Find the string "diagram" in the listing and report every line that has it.

++++++++++

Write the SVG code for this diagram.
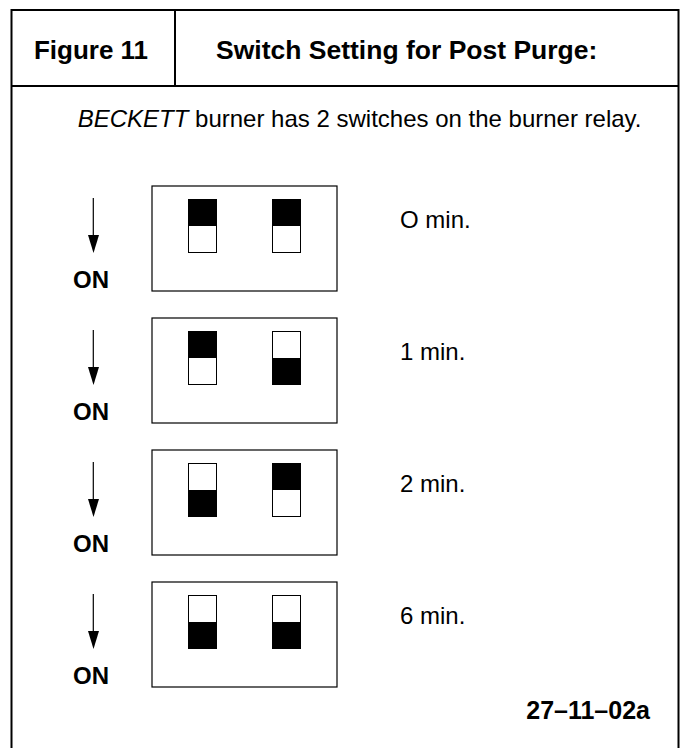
<svg xmlns="http://www.w3.org/2000/svg" width="683" height="748" viewBox="0 0 683 748">
  <style>
    text { font-family: "Liberation Sans", Arial, sans-serif; fill: #000; }
    .head { font-size: 26px; font-weight: bold; }
    .title { font-size: 26.5px; font-weight: bold; }
    .sub { font-size: 24px; }
    .on { font-size: 24px; font-weight: bold; }
    .lbl { font-size: 24px; }
    .ref { font-size: 25px; font-weight: bold; }
    .frame { fill: none; stroke: #000; stroke-width: 2; }
    .box { fill: #fff; stroke: #000; stroke-width: 1.2; }
    .sw { fill: #fff; stroke: #000; stroke-width: 1; }
    .knob { fill: #000; }
    .arrow { stroke: #000; stroke-width: 1.2; fill: none; }
  </style>
  <defs>
    <!-- DIP switch: knob up (off) or knob down (on) -->
    <g id="sw-up">
      <rect class="sw" x="0.5" y="0.5" width="28" height="53"/>
      <rect class="knob" x="0" y="0" width="29" height="27"/>
    </g>
    <g id="sw-down">
      <rect class="sw" x="0.5" y="0.5" width="28" height="53"/>
      <rect class="knob" x="0" y="27" width="29" height="27"/>
    </g>
    <!-- ON direction arrow with label -->
    <g id="on-arrow">
      <line class="arrow" x1="93.3" y1="12" x2="93.3" y2="50"/>
      <polygon points="88,49 99,49 93.5,67" fill="#000"/>
      <text class="on" x="91" y="102" text-anchor="middle">ON</text>
    </g>
  </defs>

  <!-- outer frame and title row -->
  <g id="frame">
    <rect class="frame" x="11.5" y="10" width="667" height="760"/>
    <line class="frame" x1="11.5" y1="86" x2="678.5" y2="86"/>
    <line class="frame" x1="175" y1="10" x2="175" y2="86"/>
  </g>
  <g id="title">
    <text class="head" x="91" y="58.5" text-anchor="middle">Figure 11</text>
    <text class="title" x="406.7" y="58.5" text-anchor="middle">Switch Setting for Post Purge:</text>
  </g>
  <g id="subtitle">
    <text class="sub" x="77.7" y="126.5"><tspan font-style="italic">BECKETT</tspan> burner has 2 switches on the burner relay.</text>
  </g>

  <!-- 0 min: both up -->
  <g id="setting-0" transform="translate(0,186)">
    <use href="#on-arrow"/>
    <rect class="box" x="152" y="0" width="185" height="105"/>
    <use href="#sw-up" x="188" y="13"/>
    <use href="#sw-up" x="272" y="13"/>
    <text class="lbl" x="400" y="41.5">O min.</text>
  </g>

  <!-- 1 min: left up, right down -->
  <g id="setting-1" transform="translate(0,318)">
    <use href="#on-arrow"/>
    <rect class="box" x="152" y="0" width="185" height="105"/>
    <use href="#sw-up" x="188" y="13"/>
    <use href="#sw-down" x="272" y="13"/>
    <text class="lbl" x="400" y="41.5">1 min.</text>
  </g>

  <!-- 2 min: left down, right up -->
  <g id="setting-2" transform="translate(0,450)">
    <use href="#on-arrow"/>
    <rect class="box" x="152" y="0" width="185" height="105"/>
    <use href="#sw-down" x="188" y="13"/>
    <use href="#sw-up" x="272" y="13"/>
    <text class="lbl" x="400" y="41.5">2 min.</text>
  </g>

  <!-- 6 min: both down -->
  <g id="setting-6" transform="translate(0,582)">
    <use href="#on-arrow"/>
    <rect class="box" x="152" y="0" width="185" height="105"/>
    <use href="#sw-down" x="188" y="13"/>
    <use href="#sw-down" x="272" y="13"/>
    <text class="lbl" x="400" y="41.5">6 min.</text>
  </g>

  <g id="reference">
    <text class="ref" x="650" y="718.5" text-anchor="end">27–11–02a</text>
  </g>
</svg>
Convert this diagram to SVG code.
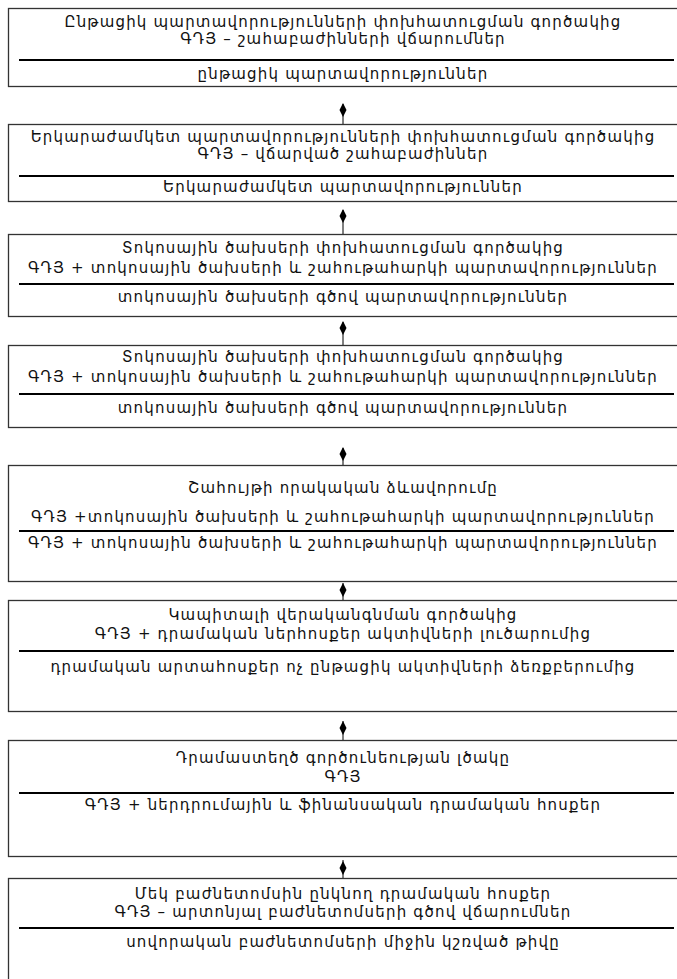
<svg xmlns="http://www.w3.org/2000/svg" width="677" height="979" viewBox="0 0 677 979">
<style>
.box{fill:#fff;stroke:#333;stroke-width:1.3}
.div{stroke:#000;stroke-width:2}
text{font-family:"DejaVu Sans","Noto Sans",sans-serif;font-size:15px;letter-spacing:1.2px;fill:#111;text-anchor:middle}
.con{stroke:#000;stroke-width:1}
.dia{fill:#000}
</style>
<rect width="677" height="979" fill="#fff"/>
<g id="connectors">
<line class="con" x1="343" y1="104" x2="343" y2="124"/><polygon class="dia" points="343,103 346.5,110 343,117 339.5,110"/>
<line class="con" x1="343" y1="210" x2="343" y2="234"/><polygon class="dia" points="343,209 346.5,216 343,223 339.5,216"/>
<line class="con" x1="343" y1="322" x2="343" y2="345"/><polygon class="dia" points="343,321 346.5,328 343,335 339.5,328"/>
<line class="con" x1="343" y1="448" x2="343" y2="465"/><polygon class="dia" points="343,447 346.5,454 343,461 339.5,454"/>
<line class="con" x1="343" y1="583" x2="343" y2="600"/><polygon class="dia" points="343,583 346.5,590 343,597 339.5,590"/>
<line class="con" x1="343" y1="721" x2="343" y2="740"/><polygon class="dia" points="343,721 346.5,728 343,735 339.5,728"/>
<line class="con" x1="343" y1="860" x2="343" y2="878"/><polygon class="dia" points="343,861 346.5,868 343,875 339.5,868"/>
</g>
<g id="n1"><rect class="box" x="8.5" y="8.5" width="680" height="78"/>
<text x="343" y="27">Ընթացիկ պարտավորությունների փոխհատուցման գործակից</text>
<text x="343" y="44">ԳԴՅ – շահաբաժինների վճարումներ</text>
<line class="div" x1="19" y1="60" x2="674" y2="60"/>
<text x="343" y="79">ընթացիկ պարտավորություններ</text></g>
<g id="n2"><rect class="box" x="8.5" y="124.5" width="680" height="77"/>
<text x="343" y="142">Երկարաժամկետ պարտավորությունների փոխհատուցման գործակից</text>
<text x="343" y="159">ԳԴՅ – վճարված շահաբաժիններ</text>
<line class="div" x1="19" y1="176" x2="674" y2="176"/>
<text x="343" y="192">Երկարաժամկետ պարտավորություններ</text></g>
<g id="n3"><rect class="box" x="8.5" y="234.5" width="680" height="82"/>
<text x="343" y="253">Տոկոսային ծախսերի փոխհատուցման գործակից</text>
<text x="343" y="273">ԳԴՅ + տոկոսային ծախսերի և շահութահարկի պարտավորություններ</text>
<line class="div" x1="19" y1="284" x2="674" y2="284"/>
<text x="343" y="302">տոկոսային ծախսերի գծով պարտավորություններ</text></g>
<g id="n4"><rect class="box" x="8.5" y="345.5" width="680" height="82"/>
<text x="343" y="362">Տոկոսային ծախսերի փոխհատուցման գործակից</text>
<text x="343" y="382">ԳԴՅ + տոկոսային ծախսերի և շահութահարկի պարտավորություններ</text>
<line class="div" x1="19" y1="394" x2="674" y2="394"/>
<text x="343" y="413">տոկոսային ծախսերի գծով պարտավորություններ</text></g>
<g id="n5"><rect class="box" x="8.5" y="465.5" width="680" height="116"/>
<text x="343" y="493">Շահույթի որակական ձևավորումը</text>
<text x="343" y="522">ԳԴՅ +տոկոսային ծախսերի և շահութահարկի պարտավորություններ</text>
<line class="div" x1="19" y1="531" x2="674" y2="531"/>
<text x="343" y="548">ԳԴՅ + տոկոսային ծախսերի և շահութահարկի պարտավորություններ</text></g>
<g id="n6"><rect class="box" x="8.5" y="600.5" width="680" height="111"/>
<text x="343" y="620">Կապիտալի վերականգնման գործակից</text>
<text x="343" y="639">ԳԴՅ + դրամական ներհոսքեր ակտիվների լուծարումից</text>
<line class="div" x1="19" y1="651" x2="674" y2="651"/>
<text x="343" y="672">դրամական արտահոսքեր ոչ ընթացիկ ակտիվների ձեռքբերումից</text></g>
<g id="n7"><rect class="box" x="8.5" y="740.5" width="680" height="116"/>
<text x="343" y="763">Դրամաստեղծ գործունեության լծակը</text>
<text x="343" y="782">ԳԴՅ</text>
<line class="div" x1="19" y1="793" x2="674" y2="793"/>
<text x="343" y="810">ԳԴՅ + ներդրումային և ֆինանսական դրամական հոսքեր</text></g>
<g id="n8"><rect class="box" x="8.5" y="878.5" width="680" height="120"/>
<text x="343" y="899">Մեկ բաժնետոմսին ընկնող դրամական հոսքեր</text>
<text x="343" y="917">ԳԴՅ – արտոնյալ բաժնետոմսերի գծով վճարումներ</text>
<line class="div" x1="19" y1="928" x2="674" y2="928"/>
<text x="343" y="947">սովորական բաժնետոմսերի միջին կշռված թիվը</text></g>
</svg>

++++++++++

**Reply**
Write the SVG code for this diagram.
Convert this diagram to SVG code.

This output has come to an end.